Data lines:
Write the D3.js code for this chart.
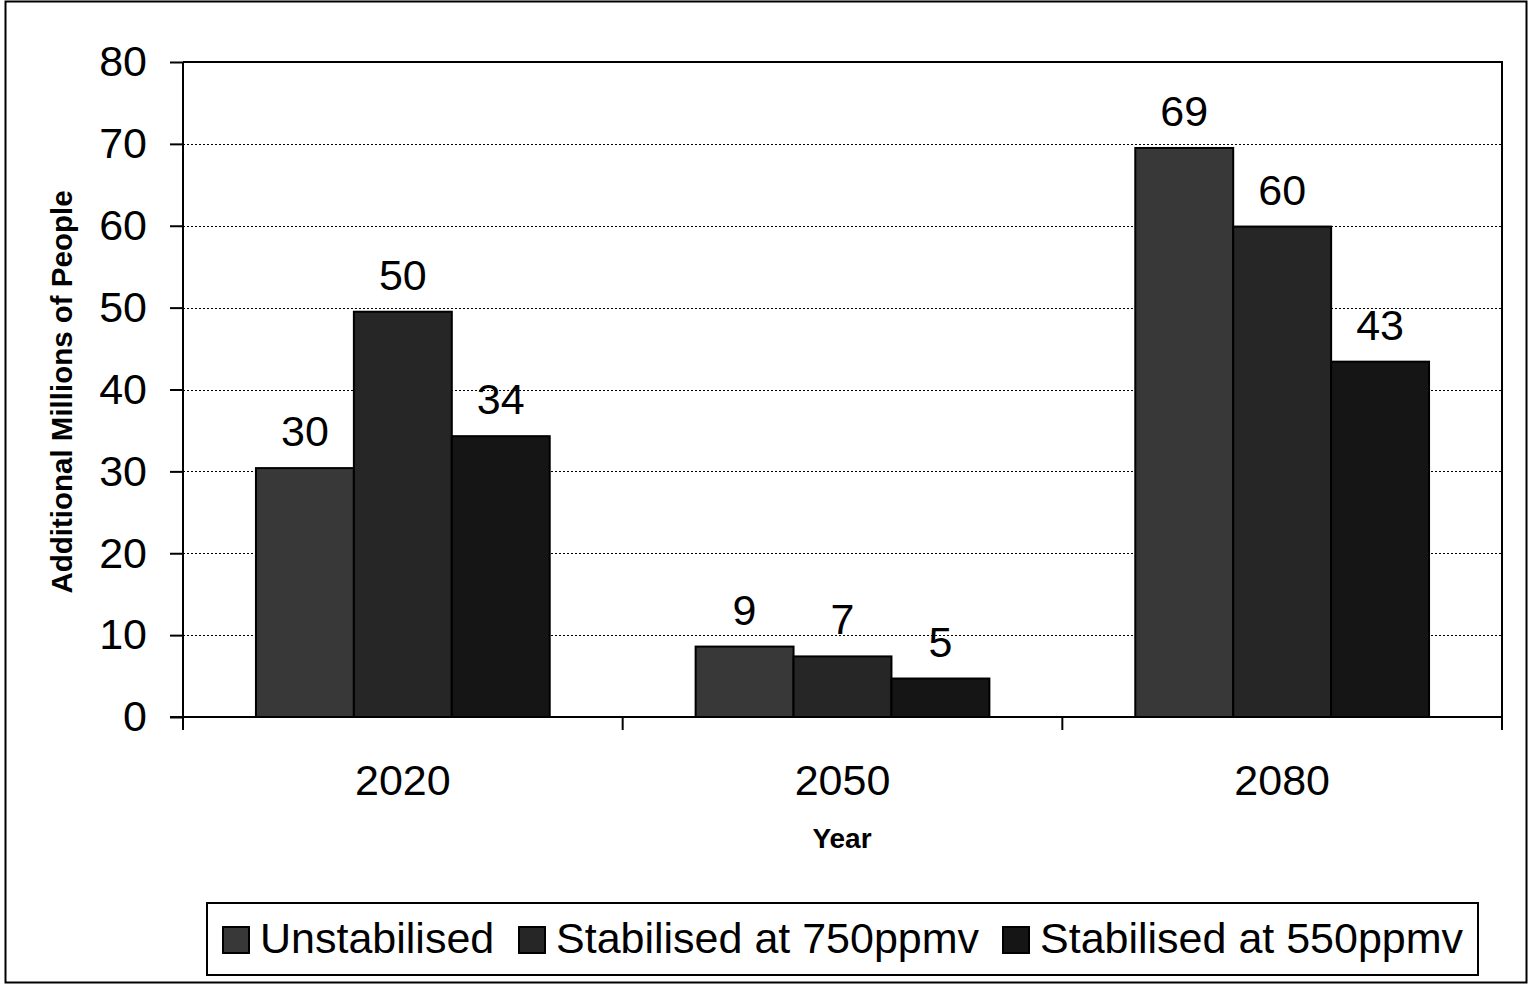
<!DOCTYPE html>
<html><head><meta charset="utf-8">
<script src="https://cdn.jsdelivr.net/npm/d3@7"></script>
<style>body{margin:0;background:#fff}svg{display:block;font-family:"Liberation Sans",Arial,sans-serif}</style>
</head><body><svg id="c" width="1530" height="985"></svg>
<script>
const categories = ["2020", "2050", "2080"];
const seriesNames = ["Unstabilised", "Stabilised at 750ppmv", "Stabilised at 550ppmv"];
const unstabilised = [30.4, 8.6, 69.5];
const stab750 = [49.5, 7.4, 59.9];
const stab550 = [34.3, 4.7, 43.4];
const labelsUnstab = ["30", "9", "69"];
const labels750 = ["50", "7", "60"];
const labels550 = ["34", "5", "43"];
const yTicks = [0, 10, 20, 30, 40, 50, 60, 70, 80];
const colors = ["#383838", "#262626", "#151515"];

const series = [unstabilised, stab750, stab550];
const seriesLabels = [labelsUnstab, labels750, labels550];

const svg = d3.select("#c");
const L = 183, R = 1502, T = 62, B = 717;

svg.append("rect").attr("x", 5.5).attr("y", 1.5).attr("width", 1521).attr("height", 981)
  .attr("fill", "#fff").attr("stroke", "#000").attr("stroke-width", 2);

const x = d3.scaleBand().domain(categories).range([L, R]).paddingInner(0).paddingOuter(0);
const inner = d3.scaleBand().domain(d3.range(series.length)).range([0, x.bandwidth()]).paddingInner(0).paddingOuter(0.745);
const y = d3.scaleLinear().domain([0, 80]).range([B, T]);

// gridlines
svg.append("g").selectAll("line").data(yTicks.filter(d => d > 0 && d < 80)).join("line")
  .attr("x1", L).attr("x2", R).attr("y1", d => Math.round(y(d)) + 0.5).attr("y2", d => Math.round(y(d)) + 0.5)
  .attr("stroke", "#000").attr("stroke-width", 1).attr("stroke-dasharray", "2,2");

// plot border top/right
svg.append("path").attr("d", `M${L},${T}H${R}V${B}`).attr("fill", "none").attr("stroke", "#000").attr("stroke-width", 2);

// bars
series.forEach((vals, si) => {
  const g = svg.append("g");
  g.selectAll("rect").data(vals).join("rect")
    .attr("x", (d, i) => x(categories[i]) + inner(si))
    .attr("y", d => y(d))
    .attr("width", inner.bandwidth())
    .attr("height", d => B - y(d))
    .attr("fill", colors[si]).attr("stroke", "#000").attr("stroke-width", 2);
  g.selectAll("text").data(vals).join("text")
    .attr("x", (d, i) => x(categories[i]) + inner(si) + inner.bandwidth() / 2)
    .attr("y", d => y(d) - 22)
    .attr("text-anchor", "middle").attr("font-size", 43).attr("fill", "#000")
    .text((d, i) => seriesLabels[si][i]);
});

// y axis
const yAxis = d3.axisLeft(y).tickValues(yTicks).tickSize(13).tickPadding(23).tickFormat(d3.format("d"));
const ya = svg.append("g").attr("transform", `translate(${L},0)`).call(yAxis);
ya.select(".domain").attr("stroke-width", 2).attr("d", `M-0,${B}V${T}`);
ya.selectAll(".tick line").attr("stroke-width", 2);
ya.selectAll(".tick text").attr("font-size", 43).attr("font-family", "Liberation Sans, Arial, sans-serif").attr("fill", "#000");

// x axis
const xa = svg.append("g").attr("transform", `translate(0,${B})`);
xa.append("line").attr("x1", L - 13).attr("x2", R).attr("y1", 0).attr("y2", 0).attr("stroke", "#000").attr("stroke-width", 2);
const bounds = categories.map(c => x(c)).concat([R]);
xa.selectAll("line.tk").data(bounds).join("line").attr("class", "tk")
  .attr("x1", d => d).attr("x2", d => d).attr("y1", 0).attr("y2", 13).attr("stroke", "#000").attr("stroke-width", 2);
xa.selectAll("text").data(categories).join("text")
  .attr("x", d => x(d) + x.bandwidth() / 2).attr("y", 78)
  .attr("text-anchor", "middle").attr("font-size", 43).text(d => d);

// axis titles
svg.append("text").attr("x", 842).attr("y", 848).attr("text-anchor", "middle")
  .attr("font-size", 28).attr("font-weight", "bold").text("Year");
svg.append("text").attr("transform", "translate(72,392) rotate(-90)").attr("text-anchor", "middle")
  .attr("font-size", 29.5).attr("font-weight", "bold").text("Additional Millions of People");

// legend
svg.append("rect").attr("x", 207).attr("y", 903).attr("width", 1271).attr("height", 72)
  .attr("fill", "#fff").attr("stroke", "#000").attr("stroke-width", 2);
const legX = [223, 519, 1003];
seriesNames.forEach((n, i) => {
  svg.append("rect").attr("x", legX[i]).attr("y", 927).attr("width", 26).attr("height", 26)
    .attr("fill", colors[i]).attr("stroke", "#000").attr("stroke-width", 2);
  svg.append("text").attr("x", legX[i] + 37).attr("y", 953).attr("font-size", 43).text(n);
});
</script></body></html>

Your instructions:
Repeat the material above in full and exactly, apart from the pictures.

Response:
Write the D3.js code for this chart.
<!DOCTYPE html>
<html><head><meta charset="utf-8">
<script src="https://cdn.jsdelivr.net/npm/d3@7"></script>
<style>body{margin:0;background:#fff}svg{display:block;font-family:"Liberation Sans",Arial,sans-serif}</style>
</head><body><svg id="c" width="1530" height="985"></svg>
<script>
const categories = ["2020", "2050", "2080"];
const seriesNames = ["Unstabilised", "Stabilised at 750ppmv", "Stabilised at 550ppmv"];
const unstabilised = [30.4, 8.6, 69.5];
const stab750 = [49.5, 7.4, 59.9];
const stab550 = [34.3, 4.7, 43.4];
const labelsUnstab = ["30", "9", "69"];
const labels750 = ["50", "7", "60"];
const labels550 = ["34", "5", "43"];
const yTicks = [0, 10, 20, 30, 40, 50, 60, 70, 80];
const colors = ["#383838", "#262626", "#151515"];

const series = [unstabilised, stab750, stab550];
const seriesLabels = [labelsUnstab, labels750, labels550];

const svg = d3.select("#c");
const L = 183, R = 1502, T = 62, B = 717;

svg.append("rect").attr("x", 5.5).attr("y", 1.5).attr("width", 1521).attr("height", 981)
  .attr("fill", "#fff").attr("stroke", "#000").attr("stroke-width", 2);

const x = d3.scaleBand().domain(categories).range([L, R]).paddingInner(0).paddingOuter(0);
const inner = d3.scaleBand().domain(d3.range(series.length)).range([0, x.bandwidth()]).paddingInner(0).paddingOuter(0.745);
const y = d3.scaleLinear().domain([0, 80]).range([B, T]);

// gridlines
svg.append("g").selectAll("line").data(yTicks.filter(d => d > 0 && d < 80)).join("line")
  .attr("x1", L).attr("x2", R).attr("y1", d => Math.round(y(d)) + 0.5).attr("y2", d => Math.round(y(d)) + 0.5)
  .attr("stroke", "#000").attr("stroke-width", 1).attr("stroke-dasharray", "2,2");

// plot border top/right
svg.append("path").attr("d", `M${L},${T}H${R}V${B}`).attr("fill", "none").attr("stroke", "#000").attr("stroke-width", 2);

// bars
series.forEach((vals, si) => {
  const g = svg.append("g");
  g.selectAll("rect").data(vals).join("rect")
    .attr("x", (d, i) => x(categories[i]) + inner(si))
    .attr("y", d => y(d))
    .attr("width", inner.bandwidth())
    .attr("height", d => B - y(d))
    .attr("fill", colors[si]).attr("stroke", "#000").attr("stroke-width", 2);
  g.selectAll("text").data(vals).join("text")
    .attr("x", (d, i) => x(categories[i]) + inner(si) + inner.bandwidth() / 2)
    .attr("y", d => y(d) - 22)
    .attr("text-anchor", "middle").attr("font-size", 43).attr("fill", "#000")
    .text((d, i) => seriesLabels[si][i]);
});

// y axis
const yAxis = d3.axisLeft(y).tickValues(yTicks).tickSize(13).tickPadding(23).tickFormat(d3.format("d"));
const ya = svg.append("g").attr("transform", `translate(${L},0)`).call(yAxis);
ya.select(".domain").attr("stroke-width", 2).attr("d", `M-0,${B}V${T}`);
ya.selectAll(".tick line").attr("stroke-width", 2);
ya.selectAll(".tick text").attr("font-size", 43).attr("font-family", "Liberation Sans, Arial, sans-serif").attr("fill", "#000");

// x axis
const xa = svg.append("g").attr("transform", `translate(0,${B})`);
xa.append("line").attr("x1", L - 13).attr("x2", R).attr("y1", 0).attr("y2", 0).attr("stroke", "#000").attr("stroke-width", 2);
const bounds = categories.map(c => x(c)).concat([R]);
xa.selectAll("line.tk").data(bounds).join("line").attr("class", "tk")
  .attr("x1", d => d).attr("x2", d => d).attr("y1", 0).attr("y2", 13).attr("stroke", "#000").attr("stroke-width", 2);
xa.selectAll("text").data(categories).join("text")
  .attr("x", d => x(d) + x.bandwidth() / 2).attr("y", 78)
  .attr("text-anchor", "middle").attr("font-size", 43).text(d => d);

// axis titles
svg.append("text").attr("x", 842).attr("y", 848).attr("text-anchor", "middle")
  .attr("font-size", 28).attr("font-weight", "bold").text("Year");
svg.append("text").attr("transform", "translate(72,392) rotate(-90)").attr("text-anchor", "middle")
  .attr("font-size", 29.5).attr("font-weight", "bold").text("Additional Millions of People");

// legend
svg.append("rect").attr("x", 207).attr("y", 903).attr("width", 1271).attr("height", 72)
  .attr("fill", "#fff").attr("stroke", "#000").attr("stroke-width", 2);
const legX = [223, 519, 1003];
seriesNames.forEach((n, i) => {
  svg.append("rect").attr("x", legX[i]).attr("y", 927).attr("width", 26).attr("height", 26)
    .attr("fill", colors[i]).attr("stroke", "#000").attr("stroke-width", 2);
  svg.append("text").attr("x", legX[i] + 37).attr("y", 953).attr("font-size", 43).text(n);
});
</script></body></html>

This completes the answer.